Brief experimentation with hand-coded scanner; brief overview of
how the RE description could be mechanically transformed into a
table-driven scanner. Introduction to JFlex scanner tool;
care and feeding.
- Syntactic structure: defined by BNF. (Brief review of
context-free grammars). Importance of syntax in ascribing
meaning, example: 2+3*4. Simple grammars: English phrases,
class expression grammar (from text).
- Parsing: hand-coded recursive descent analysis of simple
grammars. Concept of "FIRST" sets; ideas about how one might
mechanise parser construction. Introduction to LR parsing;
watching the parser in action. Introduction to CUP parser
generator tool.
- Source Language for class/project: simple integer
expression grammar. Assignment statements, variable declarations
for scalars and arrays; integer constants.
- First Internal Representation: design of tree data
structure to represent program (AST); object-oriented
basis. Action routines; building the IR during the parse.
- Semantic Analysis: walking the IR. Type checking:
propagating information up the tree. How would one insert
conversions etc?
- Second Internal Representation: ILOC machine model (from
text), simple RISC structure. Code generation: tree walk to
select instructions. Unlimited number of registers. Linear
structure of IR.
- Execution Model: simple stack, automatic variables.
- Optimization 1: discussion of different kinds of
optimizations, various issues, costs and benefits. Local and
"global" optimization. Value numbering: theory and operation,
illustration of actual implementation within class compiler framework.
- Control Flow: adding "if" and "while" to the
language. Boolean type. Dealing with control flow, forward
and backwards branches.
- Functions: explore adding function definitions and calls to
the
language. Runtime model: stack, activation records,
arguments, return value, local variables, other storage types.
Implementation of factorial.
- Optimization 2: additional topics. Loop optimization,
including hoisting, introduction to software pipelining.
Introduction to data flow equations. SSA representation.
Scheduling. Register allocation with local optimization.

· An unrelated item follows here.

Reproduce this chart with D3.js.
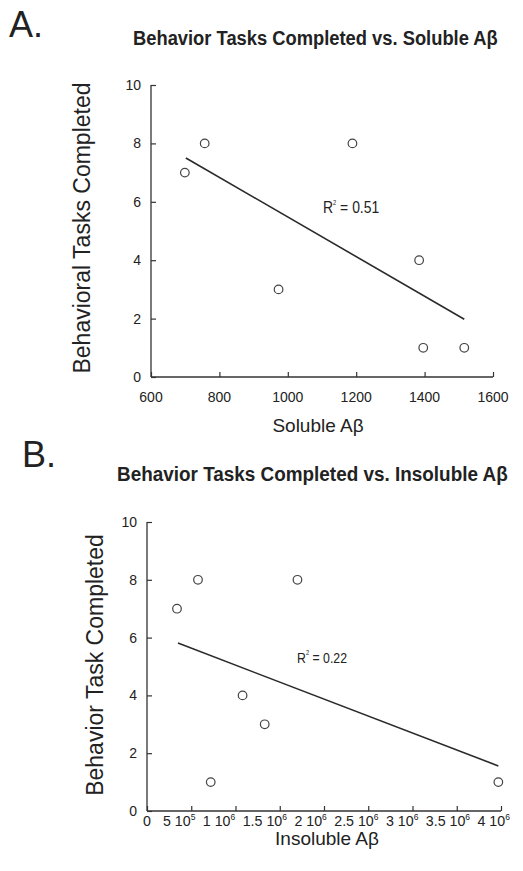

Register allocation with global optimization: graph coloring solutions.
Project:
Students will develop a complete compiler for a small algebraic
language (a subset of Java). They will be able to compile and
execute programs.
This project will be done in Java, using some libraries supplied by the
instructor. It will be created incrementally, with new
capabilities added each week. Students should plan on a weekly
programming assignment: the size and complexity of the weekly
assignment will not be a problem if done on time each week.
Text:
Engineering a
Compiler, by Keith D. Cooper and Linda Torczon.
Morgan Kaufman, 2003.